Nov. 10 (Bloomberg) -- Producer-price inflation in China cooled to the slowest pace in eight months on falling energy and commodity costs, making the central bank more likely to keep cutting interest rates.

Factory-gate prices rose 6.6 percent in October from a year earlier, the statistics bureau said today, after gaining 9.1 percent in September. That was less than the 8 percent median estimate of 15 economists surveyed by Bloomberg News.

Easing inflation pressures give the central bank room to keep reducing rates after the government pledged a $590 billion stimulus package to spur the world's fourth-biggest economy. Monetary policy ``doesn't need to be so restrictive,'' central bank Governor Zhou Xiaochuan said in Sao Paulo yesterday.

``Inflation should continue to ease as food and commodity prices will likely remain soft over the coming months,'' said Jing Ulrich, chairwoman of China equities at JPMorgan Chase & Co. in Hong Kong. ``The definite shift in inflation gives the government leeway to take more aggressive monetary and fiscal action to stimulate the economy.''

Consumer prices probably rose 4.2 percent in October from a year earlier, a Bloomberg News survey showed. That would be the slowest pace in more than a year.
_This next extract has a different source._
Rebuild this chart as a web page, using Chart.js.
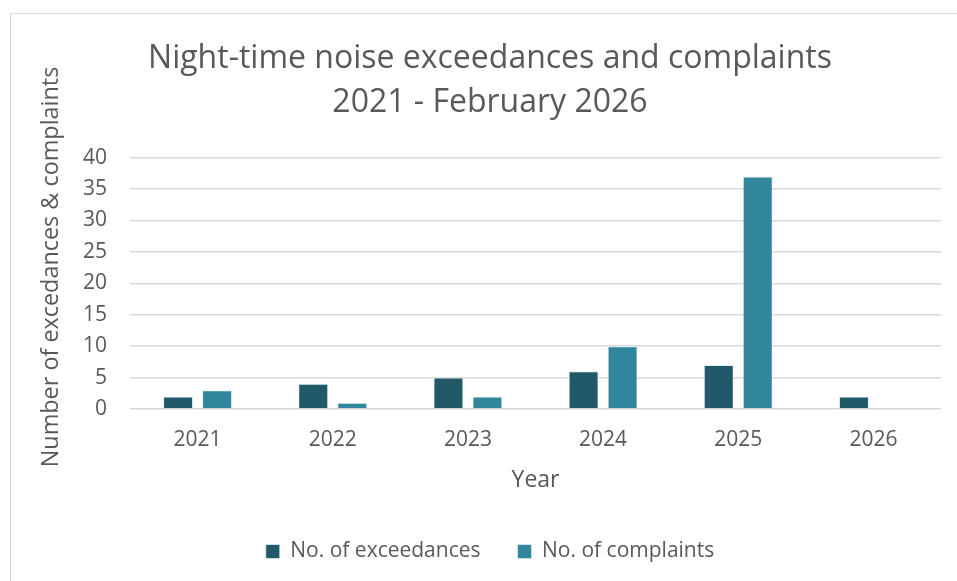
<!DOCTYPE html>
<html>
<head>
<meta charset="utf-8">
<script src="https://cdn.jsdelivr.net/npm/chart.js@4"></script>
<style>
  html, body { margin: 0; padding: 0; background: #ffffff; }
  #wrap { width: 957px; height: 581px; position: relative; }
</style>
</head>
<body>
<div id="wrap"><canvas id="c" width="957" height="581"></canvas></div>
<script>
const categories = ["2021", "2022", "2023", "2024", "2025", "2026"];
const exceedances = [2, 4, 5, 6, 7, 2];
const complaints = [3, 1, 2, 10, 37, 0];
const titleLines = ["Night-time noise exceedances and complaints", "2021 - February 2026"];
const yTitle = "Number of excedances & complaints";
const xTitle = "Year";
const seriesNames = ["No. of exceedances", "No. of complaints"];

const txt = "#595959";
const baseFont = "'Open Sans', 'DejaVu Sans', sans-serif";

const borderPlugin = {
  id: 'outerBorder',
  beforeDraw(chart) {
    const ctx = chart.ctx;
    ctx.save();
    ctx.fillStyle = '#ffffff';
    ctx.fillRect(0, 0, chart.width, chart.height);
    ctx.strokeStyle = '#d9d9d9';
    ctx.lineWidth = 1;
    ctx.strokeRect(10.5, 13.5, chart.width, chart.height);
    ctx.restore();
  }
};

// y-axis title, placed to the left of the y scale
const yTitlePlugin = {
  id: 'yAxisTitle',
  afterDraw(chart) {
    const ctx = chart.ctx;
    const sy = chart.scales.y;
    ctx.save();
    ctx.translate(sy.left + 12, 267);
    ctx.rotate(-Math.PI / 2);
    ctx.fillStyle = txt;
    ctx.font = "23.4px " + baseFont;
    ctx.textAlign = 'center';
    ctx.textBaseline = 'middle';
    ctx.fillText(yTitle, 0, 0);
    ctx.restore();
  }
};

new Chart(document.getElementById('c'), {
  type: 'bar',
  data: {
    labels: categories,
    datasets: [
      { label: seriesNames[0], data: exceedances, backgroundColor: '#215968', borderColor: 'rgba(220,235,240,0.8)', borderWidth: 1 },
      { label: seriesNames[1], data: complaints, backgroundColor: '#31859C', borderColor: 'rgba(220,235,240,0.8)', borderWidth: 1 }
    ]
  },
  plugins: [borderPlugin, yTitlePlugin],
  options: {
    responsive: false,
    animation: false,
    devicePixelRatio: 1,
    layout: { padding: { left: 39, right: 16, top: 13, bottom: 9 } },
    datasets: { bar: { categoryPercentage: 0.577, barPercentage: 0.77 } },
    plugins: {
      title: {
        display: true,
        text: titleLines,
        color: txt,
        font: { family: baseFont, size: 32, weight: 'normal', lineHeight: 1.4 },
        padding: { top: 23, bottom: 32 }
      },
      legend: {
        position: 'bottom',
        labels: {
          color: txt,
          font: { family: baseFont, size: 21 },
          boxWidth: 14,
          boxHeight: 14,
          padding: 37
        }
      },
      tooltip: { enabled: false }
    },
    scales: {
      x: {
        grid: { display: false, drawTicks: false },
        border: { display: false },
        ticks: { color: txt, font: { family: baseFont, size: 21 }, padding: 18.5 },
        title: { display: true, text: xTitle, color: txt, font: { family: baseFont, size: 23 }, padding: { top: 10, bottom: 10.2 } },
        afterFit(scale) { scale.height = 95; }
      },
      y: {
        min: 0, max: 40,
        ticks: { stepSize: 5, color: txt, font: { family: baseFont, size: 21 }, padding: 23 },
        grid: { color: '#d9d9d9', lineWidth: 1.5, drawTicks: false },
        border: { display: false },
        title: { display: false },
        afterFit(scale) { scale.width = 91; }
      }
    }
  }
});
</script>
</body>
</html>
The figure is due at 10 a.m. tomorrow.

Policy makers seek to prevent an economic slump after growth cooled to 9 percent in the third quarter, the slowest pace since 2003, and as a world recession looms.

Manufacturing, Exports

China cut rates for the first time in six years in September and followed up with two more reductions, leaving the key one-year lending rate at 6.66 percent.

Chinese manufacturing contracted last month by the most on record as export orders fell, according to two purchasing managers' indexes. Construction activity fell in September at the fastest pace since the 1990s, according to Macquarie Securities Ltd.
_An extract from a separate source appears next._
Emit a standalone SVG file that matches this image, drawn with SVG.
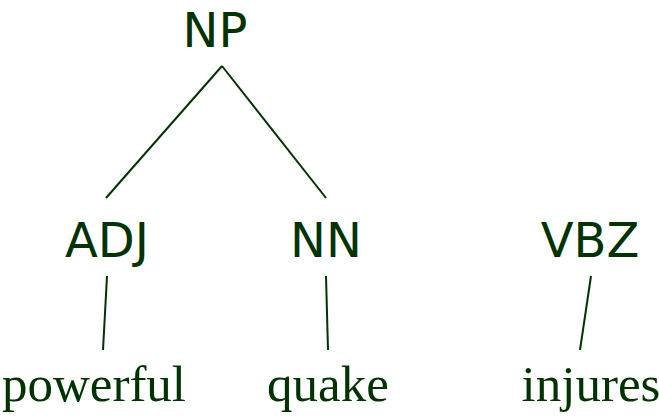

``Producer-price inflation will continue on a down trend as production costs, especially global energy and commodity prices, cool,'' said Michael Dai, senior economist at Bank of China (Hong Kong) Ltd. ``The central bank has started reversing the direction of monetary policy to boost economic growth and there will be more interest-rate cuts coming.''

Purchasing prices climbed 11 percent in October from a year earlier.

For the first 10 months, producer prices increased 8.2 percent from a year earlier and purchasing prices climbed 12.2 percent, the National Bureau of Statistics said.